James R. Harrigan is a fellow of the Institute of Political Economy at Utah State University. Antony Davies is associate professor of economics at Duquesne University and an affiliated senior scholar at the Mercatus Center.
In early 2009, President Obama predicted that his American Recovery and Reinvestment Act would "jump-start our economy," "create new jobs," and provide "many years of economic growth." He claimed that this growth would "cut the deficit in half by the end of [his] first term in office" and put "our nation on sound fiscal footing." Terrified of a repeat of the Great Depression, Americans supported the president's plan for more than $1 trillion in new government spending.
The White House predicted that in 2012 the economy would grow by 4.6 percent, unemployment would drop to 6 percent, and the budget deficit would shrink to a mere 3.5 percent of GDP.
Well, here we are, and no one is talking about these predictions anymore. Real economic growth has stagnated at 2 percent, while official unemployment hovers near 8 percent and actual unemployment remains in the double-digits. Adding insult to injury, the only growth the stimulus spending has actually produced is a ballooning of the deficit to 8.5 percent of GDP. Only in Washington, D.C. could the idea of overspending our way out of a financial hole be taken seriously.

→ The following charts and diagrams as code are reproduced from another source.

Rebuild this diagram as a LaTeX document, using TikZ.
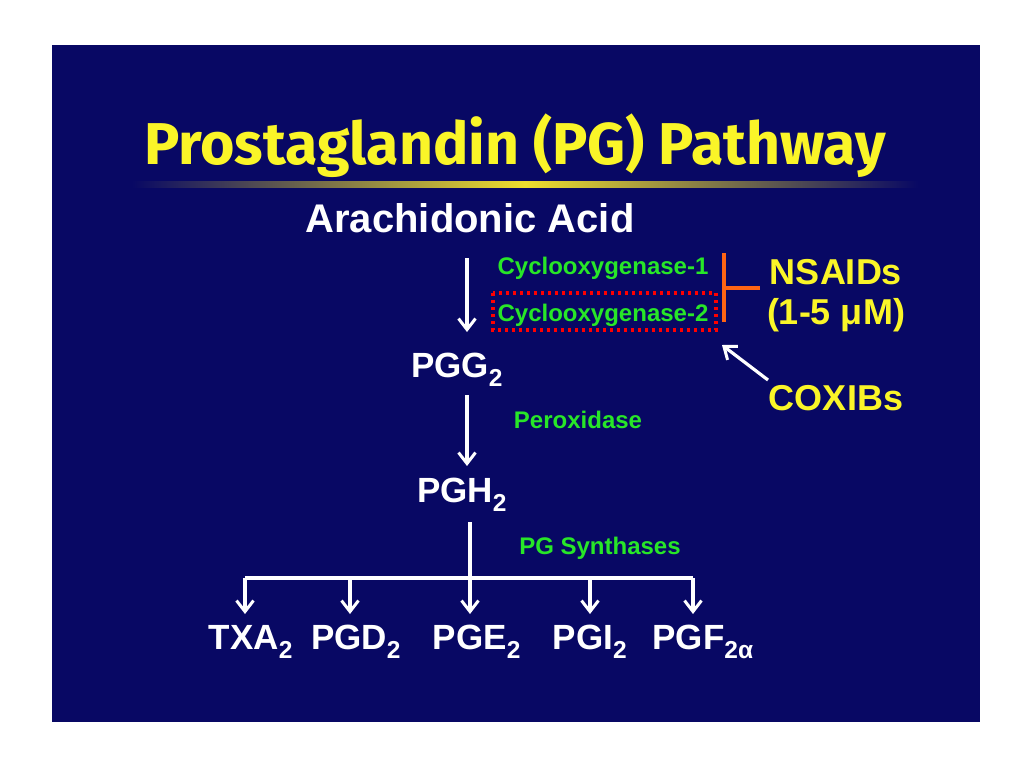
\documentclass[tikz,border=0pt]{standalone}
\usepackage{fontspec}
\setmainfont{Liberation Sans}
\newfontfamily\titlefont{Fira Sans}
\usetikzlibrary{arrows.meta}
\definecolor{bg}{RGB}{8,8,100}
\definecolor{ttl}{RGB}{250,245,40}
\definecolor{grn}{RGB}{40,230,40}
\definecolor{org}{RGB}{255,100,20}
\tikzset{
 wt/.style={text=white,font=\bfseries\fontsize{35}{40}\selectfont,inner sep=0},
 gr/.style={text=grn,font=\bfseries\fontsize{24}{28}\selectfont,inner sep=0},
 yl/.style={text=ttl,font=\bfseries\fontsize{36}{40}\selectfont,inner sep=0},
 ar/.style={white,line width=3.2pt,-{Straight Barb[length=11pt,width=17pt,line width=3pt]}},
 ln/.style={white,line width=3.2pt}
}
\begin{document}
\begin{tikzpicture}[x=1pt,y=-1pt]
\useasboundingbox (0,0) rectangle (1024,768);
\fill[white] (0,0) rectangle (1024,768);
\fill[bg] (52,45) rectangle (980,722);
\node[text=ttl,font=\titlefont\bfseries\fontsize{59}{64}\selectfont,inner sep=0] (title) at (515,146) {Prostaglandin (PG) Pathway};
\shade[left color=bg,right color=bg,middle color=ttl!80!brown] (132,181) rectangle (918,187);
\node[wt,font=\bfseries\fontsize{40}{44}\selectfont] (aa) at (470,218) {Arachidonic Acid};
\node[wt] (pgg) at (457,370) {PGG\textsubscript{2}};
\node[wt] (pgh) at (462,495) {PGH\textsubscript{2}};
\node[wt] (txa) at (251,642) {TXA\textsubscript{2}};
\node[wt] (pgd) at (356,642) {PGD\textsubscript{2}};
\node[wt] (pge) at (477,642) {PGE\textsubscript{2}};
\node[wt] (pgi) at (590,642) {PGI\textsubscript{2}};
\node[wt] (pgf) at (703,642) {PGF\textsubscript{2α}};
\node[gr] (c1) at (603,268) {Cyclooxygenase-1};
\node[gr] (c2) at (603,315) {Cyclooxygenase-2};
\node[gr] (px) at (578,420) {Peroxidase};
\node[gr] (ps) at (600,548) {PG Synthases};
\node[yl] (ns) at (836,272) {NSAIDs};
\node[yl] (um) at (836,315) {(1-5 μM)};
\node[yl] (cx) at (836,398) {COXIBs};
\draw[red,line width=4pt,dash pattern=on 3pt off 4pt] (493,293) rectangle (716,330);
\draw[org,line width=4pt] (724,253) -- (724,322) (724,288) -- (760,288);
\coordinate (ca) at (768,380); \coordinate (cb) at (722,345);
\draw[ar] (ca) -- (cb);
\draw[ar] (467,258) -- (467,332);
\draw[ar] (467,395) -- (467,466);
\coordinate (h) at (470,522);
\draw[ar] (h) -- (470,614);
\draw[ln] (245,578) -- (693,578);
\foreach \x in {245,350,590,693} \draw[ar] (\x,578) -- (\x,614);
\end{tikzpicture}
\end{document}
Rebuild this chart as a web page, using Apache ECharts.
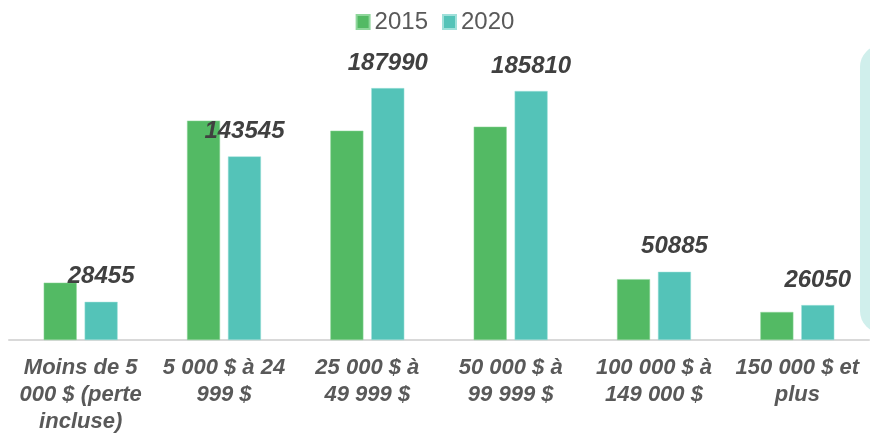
<!DOCTYPE html>
<html>
<head>
<meta charset="utf-8">
<script src="https://cdn.jsdelivr.net/npm/echarts@6/dist/echarts.min.js"></script>
<style>
  html, body { margin: 0; padding: 0; background: #fff; }
  #chart { width: 870px; height: 437px; }
</style>
</head>
<body>
<div id="chart"></div>
<script>
// catégories de revenu
const categories = [
  'Moins de 5\n000 $ (perte\nincluse)',
  '5 000 $ à 24\n999 $',
  '25 000 $ à\n49 999 $',
  '50 000 $ à\n99 999 $',
  '100 000 $ à\n149 000 $',
  '150 000 $ et\nplus'
];
const values2015 = [42800, 163700, 156200, 159200, 45400, 20900];
const values2020 = [28455, 137000, 187990, 185810, 50885, 26050];
// étiquettes affichées au-dessus des barres 2020
const labels2020 = ['28455', '143545', '187990', '185810', '50885', '26050'];

const chart = echarts.init(document.getElementById('chart'), null, { renderer: 'canvas' });

const option = {
  animation: false,
  legend: {
    top: 5,
    left: 'center',
    icon: 'rect',
    itemWidth: 13,
    itemHeight: 14,
    itemGap: 14,
    textStyle: { fontFamily: 'Liberation Sans', fontSize: 24, color: '#595959' },
    data: ['2015', '2020']
  },
  grid: { left: 9, right: 1, top: 72, bottom: 97 },
  xAxis: {
    type: 'category',
    data: categories,
    axisTick: { show: false },
    axisLine: { lineStyle: { color: '#d9d9d9', width: 2 } },
    axisLabel: {
      interval: 0,
      margin: 14,
      fontFamily: 'Liberation Sans',
      fontWeight: 'bold',
      fontStyle: 'italic',
      fontSize: 22,
      lineHeight: 27,
      color: '#595959'
    }
  },
  yAxis: {
    type: 'value',
    min: 0,
    max: 200000,
    show: false
  },
  series: [
    {
      name: '2015',
      type: 'bar',
      data: values2015,
      barWidth: 33,
      barGap: '24%',
      itemStyle: { color: '#53ba64', borderColor: '#8fd69b', borderWidth: 0.5 }
    },
    {
      name: '2020',
      type: 'bar',
      data: values2020,
      barWidth: 33,
      itemStyle: { color: '#54c3b8', borderColor: '#9fe0da', borderWidth: 0.5 },
      label: {
        show: true,
        position: 'top',
        distance: 13,
        fontFamily: 'Liberation Sans',
        fontWeight: 'bold',
        fontStyle: 'italic',
        fontSize: 24,
        color: '#404040',
        formatter: p => labels2020[p.dataIndex]
      }
    }
  ],
  graphic: [
    {
      type: 'rect',
      z: -1,
      shape: { x: 860, y: 45, width: 60, height: 288, r: 22 },
      style: { fill: '#d0efec' }
    }
  ]
};

chart.setOption(option);
</script>
</body>
</html>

It is almost as if, in addition to checking common sense when crossing the D.C. beltway, no one in government learns from past mistakes.
Which brings us to what happens next. The president is now talking about continued "stimulus spending," apparently oblivious to how poorly it worked last time. The unfalsifiable hypothesis of the pro-government camp is that "when markets fail it is because markets are doing too much, but when government fails it is because government is doing too little." Of course, this is inevitably couched in terms of creating jobs, which, despite all evidence to the contrary, this administration thinks it can do by executive order.
A good deal has been made about America's improving jobs picture, and there actually is some good news here: We had 146,000 more jobs in November than we did in October. The bad news is that we had almost 150,000 more people looking for work. The increase in jobs, such that it was, is actually more like breaking even.
Two factors account for this. First, population growth continues to add more people to the potential workforce. Each month there are about 150,000 more young people coming into the labor market for the first time than there are people retiring or otherwise leaving the labor market. This means that we need about that many jobs a month just for the unemployment rate to remain constant.
Second, the Federal Reserve's historic and persistent low interest rates—which are a boon for borrowers—mean that senior citizens' investments are generating almost non-existent returns. This puts pressure on older workers to delay retirement and on the already retired to turn around and return to the labor market.
The market is flooded with labor. This means that the value of that labor is decreased. Unfortunately, everyone should expect lower wages in an environment such as this. And it should mean that employers get the best of the situation. After all, they get to hire more selectively and pay less, so they should be hiring at a record pace. But of course, they are not. And for this we can thank the past four years of economic tinkering.
Every time Washington changes the rules by which we play (like it did when it threw out established bankruptcy law to payoff the automaker unions), every time Washington substitutes its wisdom for the wisdom of the marketplace (as it did when it decided to spend taxpayer money bailing out financial institutions), and every time Washington decides that it knows how to produce a product better than the experts and entrepreneurs (as it did when it decided to make healthcare "affordable"), the economy falters.
Consumers put off big ticket purchases because they don't know what tomorrow will bring. Employers put off hiring because they don't know whether they will win or lose in the government's game of regulatory roulette.
So we get more government spending and more uncertainty. But this time the administration would have you believe it will work out differently. They're betting your jobs on it.